> **INFORMATION SHOWN**
____________

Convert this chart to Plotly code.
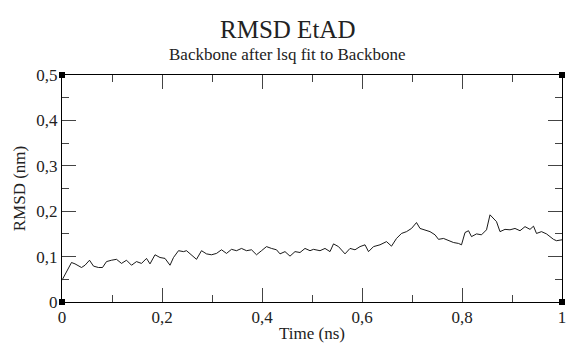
import plotly.graph_objects as go

time_ns = [
    0.000, 0.005, 0.012, 0.019, 0.026, 0.032, 0.039, 0.046, 0.055, 0.063,
    0.073, 0.081, 0.089, 0.099, 0.109, 0.119, 0.129, 0.139, 0.149, 0.159,
    0.169, 0.176, 0.186, 0.196, 0.206, 0.216, 0.223, 0.233, 0.243, 0.249,
    0.259, 0.269, 0.279, 0.289, 0.299, 0.309, 0.319, 0.329, 0.339, 0.349,
    0.359, 0.369, 0.379, 0.389, 0.399, 0.409, 0.419, 0.429, 0.436, 0.446,
    0.456, 0.466, 0.476, 0.486, 0.496, 0.503, 0.516, 0.526, 0.536, 0.543,
    0.553, 0.566, 0.576, 0.586, 0.596, 0.606, 0.613, 0.623, 0.636, 0.649,
    0.659, 0.669, 0.679, 0.689, 0.699, 0.709, 0.716, 0.726, 0.736, 0.746,
    0.753, 0.763, 0.773, 0.783, 0.793, 0.799, 0.806, 0.813, 0.819, 0.829,
    0.839, 0.849, 0.856, 0.863, 0.869, 0.876, 0.886, 0.896, 0.906, 0.916,
    0.926, 0.936, 0.943, 0.949, 0.959, 0.969, 0.976, 0.983, 0.989, 1.000,
]
rmsd_nm = [
    0.048, 0.059, 0.074, 0.087, 0.084, 0.081, 0.076, 0.081, 0.092, 0.079,
    0.076, 0.076, 0.089, 0.092, 0.094, 0.085, 0.092, 0.081, 0.089, 0.085,
    0.096, 0.084, 0.104, 0.098, 0.096, 0.081, 0.098, 0.113, 0.111, 0.113,
    0.104, 0.094, 0.113, 0.106, 0.104, 0.107, 0.115, 0.107, 0.116, 0.113,
    0.118, 0.113, 0.115, 0.104, 0.113, 0.122, 0.118, 0.115, 0.106, 0.111,
    0.101, 0.111, 0.109, 0.118, 0.113, 0.116, 0.113, 0.118, 0.111, 0.128,
    0.122, 0.106, 0.118, 0.115, 0.122, 0.126, 0.111, 0.122, 0.126, 0.133,
    0.123, 0.140, 0.151, 0.155, 0.162, 0.175, 0.162, 0.159, 0.155, 0.148,
    0.138, 0.140, 0.135, 0.131, 0.129, 0.126, 0.153, 0.157, 0.144, 0.150,
    0.148, 0.159, 0.192, 0.184, 0.177, 0.155, 0.160, 0.159, 0.162, 0.157,
    0.166, 0.160, 0.167, 0.151, 0.155, 0.150, 0.144, 0.138, 0.135, 0.137,
]

x_range = [0, 1]
y_range = [0, 0.5]

title_text = "RMSD EtAD"
subtitle_text = "Backbone after lsq fit to Backbone"
x_title = "Time (ns)"
y_title = "RMSD (nm)"

FONT = "Liberation Serif"

fig = go.Figure()
fig.add_trace(go.Scatter(
    x=time_ns, y=rmsd_nm, mode="lines",
    line=dict(color="black", width=0.9),
    showlegend=False, hoverinfo="skip",
))
# corner markers (xmgrace-style)
fig.add_trace(go.Scatter(
    x=[x_range[0], x_range[0], x_range[1], x_range[1]],
    y=[y_range[0], y_range[1], y_range[0], y_range[1]],
    mode="markers", marker=dict(symbol="square", size=6, color="black"),
    cliponaxis=False, showlegend=False, hoverinfo="skip",
))

axis_common = dict(
    showline=True, linecolor="black", linewidth=1, mirror="ticks",
    ticks="inside", ticklen=14, tickwidth=1, tickcolor="#444",
    showgrid=False, zeroline=False, automargin=False,
    ticklabeloverflow="allow",
    tickfont=dict(family=FONT, size=17, color="#222"),
)

fig.update_xaxes(
    range=x_range, dtick=0.2, tick0=0,
    minor=dict(dtick=0.1, ticklen=7, ticks="inside", tickcolor="#444", showgrid=False),
    title=dict(text=x_title, font=dict(family=FONT, size=17, color="#222"), standoff=0),
    **axis_common,
)
fig.update_yaxes(
    range=y_range, dtick=0.1, tick0=0,
    minor=dict(dtick=0.05, ticklen=7, ticks="inside", tickcolor="#444", showgrid=False),
    title=dict(text=y_title, font=dict(family=FONT, size=17, color="#222"), standoff=6),
    **axis_common,
)

fig.add_annotation(text=title_text, xref="paper", yref="paper", x=0.45, y=1.20,
                   showarrow=False, font=dict(family=FONT, size=25, color="#222"),
                   xanchor="center", yanchor="middle")
fig.add_annotation(text=subtitle_text, xref="paper", yref="paper", x=0.45, y=1.09,
                   showarrow=False, font=dict(family=FONT, size=17, color="#222"),
                   xanchor="center", yanchor="middle")

fig.update_layout(
    width=566, height=343,
    margin=dict(l=62, r=4, t=75, b=41),
    paper_bgcolor="white", plot_bgcolor="white",
    separators=",.",
    font=dict(family=FONT, color="#222"),
)

fig.write_html(
    "out.html",
    config={"displayModeBar": False},
    post_script="document.body.style.margin='0';document.body.style.overflow='hidden';",
)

____________

> **GIVEN INSTRUCTION**
Reproduce the material in full, word for word, and omit the pictures.

> **SOLUTION FOR THIS EXERCISE**
Convert this chart to Plotly code.
import plotly.graph_objects as go

time_ns = [
    0.000, 0.005, 0.012, 0.019, 0.026, 0.032, 0.039, 0.046, 0.055, 0.063,
    0.073, 0.081, 0.089, 0.099, 0.109, 0.119, 0.129, 0.139, 0.149, 0.159,
    0.169, 0.176, 0.186, 0.196, 0.206, 0.216, 0.223, 0.233, 0.243, 0.249,
    0.259, 0.269, 0.279, 0.289, 0.299, 0.309, 0.319, 0.329, 0.339, 0.349,
    0.359, 0.369, 0.379, 0.389, 0.399, 0.409, 0.419, 0.429, 0.436, 0.446,
    0.456, 0.466, 0.476, 0.486, 0.496, 0.503, 0.516, 0.526, 0.536, 0.543,
    0.553, 0.566, 0.576, 0.586, 0.596, 0.606, 0.613, 0.623, 0.636, 0.649,
    0.659, 0.669, 0.679, 0.689, 0.699, 0.709, 0.716, 0.726, 0.736, 0.746,
    0.753, 0.763, 0.773, 0.783, 0.793, 0.799, 0.806, 0.813, 0.819, 0.829,
    0.839, 0.849, 0.856, 0.863, 0.869, 0.876, 0.886, 0.896, 0.906, 0.916,
    0.926, 0.936, 0.943, 0.949, 0.959, 0.969, 0.976, 0.983, 0.989, 1.000,
]
rmsd_nm = [
    0.048, 0.059, 0.074, 0.087, 0.084, 0.081, 0.076, 0.081, 0.092, 0.079,
    0.076, 0.076, 0.089, 0.092, 0.094, 0.085, 0.092, 0.081, 0.089, 0.085,
    0.096, 0.084, 0.104, 0.098, 0.096, 0.081, 0.098, 0.113, 0.111, 0.113,
    0.104, 0.094, 0.113, 0.106, 0.104, 0.107, 0.115, 0.107, 0.116, 0.113,
    0.118, 0.113, 0.115, 0.104, 0.113, 0.122, 0.118, 0.115, 0.106, 0.111,
    0.101, 0.111, 0.109, 0.118, 0.113, 0.116, 0.113, 0.118, 0.111, 0.128,
    0.122, 0.106, 0.118, 0.115, 0.122, 0.126, 0.111, 0.122, 0.126, 0.133,
    0.123, 0.140, 0.151, 0.155, 0.162, 0.175, 0.162, 0.159, 0.155, 0.148,
    0.138, 0.140, 0.135, 0.131, 0.129, 0.126, 0.153, 0.157, 0.144, 0.150,
    0.148, 0.159, 0.192, 0.184, 0.177, 0.155, 0.160, 0.159, 0.162, 0.157,
    0.166, 0.160, 0.167, 0.151, 0.155, 0.150, 0.144, 0.138, 0.135, 0.137,
]

x_range = [0, 1]
y_range = [0, 0.5]

title_text = "RMSD EtAD"
subtitle_text = "Backbone after lsq fit to Backbone"
x_title = "Time (ns)"
y_title = "RMSD (nm)"

FONT = "Liberation Serif"

fig = go.Figure()
fig.add_trace(go.Scatter(
    x=time_ns, y=rmsd_nm, mode="lines",
    line=dict(color="black", width=0.9),
    showlegend=False, hoverinfo="skip",
))
# corner markers (xmgrace-style)
fig.add_trace(go.Scatter(
    x=[x_range[0], x_range[0], x_range[1], x_range[1]],
    y=[y_range[0], y_range[1], y_range[0], y_range[1]],
    mode="markers", marker=dict(symbol="square", size=6, color="black"),
    cliponaxis=False, showlegend=False, hoverinfo="skip",
))

axis_common = dict(
    showline=True, linecolor="black", linewidth=1, mirror="ticks",
    ticks="inside", ticklen=14, tickwidth=1, tickcolor="#444",
    showgrid=False, zeroline=False, automargin=False,
    ticklabeloverflow="allow",
    tickfont=dict(family=FONT, size=17, color="#222"),
)

fig.update_xaxes(
    range=x_range, dtick=0.2, tick0=0,
    minor=dict(dtick=0.1, ticklen=7, ticks="inside", tickcolor="#444", showgrid=False),
    title=dict(text=x_title, font=dict(family=FONT, size=17, color="#222"), standoff=0),
    **axis_common,
)
fig.update_yaxes(
    range=y_range, dtick=0.1, tick0=0,
    minor=dict(dtick=0.05, ticklen=7, ticks="inside", tickcolor="#444", showgrid=False),
    title=dict(text=y_title, font=dict(family=FONT, size=17, color="#222"), standoff=6),
    **axis_common,
)

fig.add_annotation(text=title_text, xref="paper", yref="paper", x=0.45, y=1.20,
                   showarrow=False, font=dict(family=FONT, size=25, color="#222"),
                   xanchor="center", yanchor="middle")
fig.add_annotation(text=subtitle_text, xref="paper", yref="paper", x=0.45, y=1.09,
                   showarrow=False, font=dict(family=FONT, size=17, color="#222"),
                   xanchor="center", yanchor="middle")

fig.update_layout(
    width=566, height=343,
    margin=dict(l=62, r=4, t=75, b=41),
    paper_bgcolor="white", plot_bgcolor="white",
    separators=",.",
    font=dict(family=FONT, color="#222"),
)

fig.write_html(
    "out.html",
    config={"displayModeBar": False},
    post_script="document.body.style.margin='0';document.body.style.overflow='hidden';",
)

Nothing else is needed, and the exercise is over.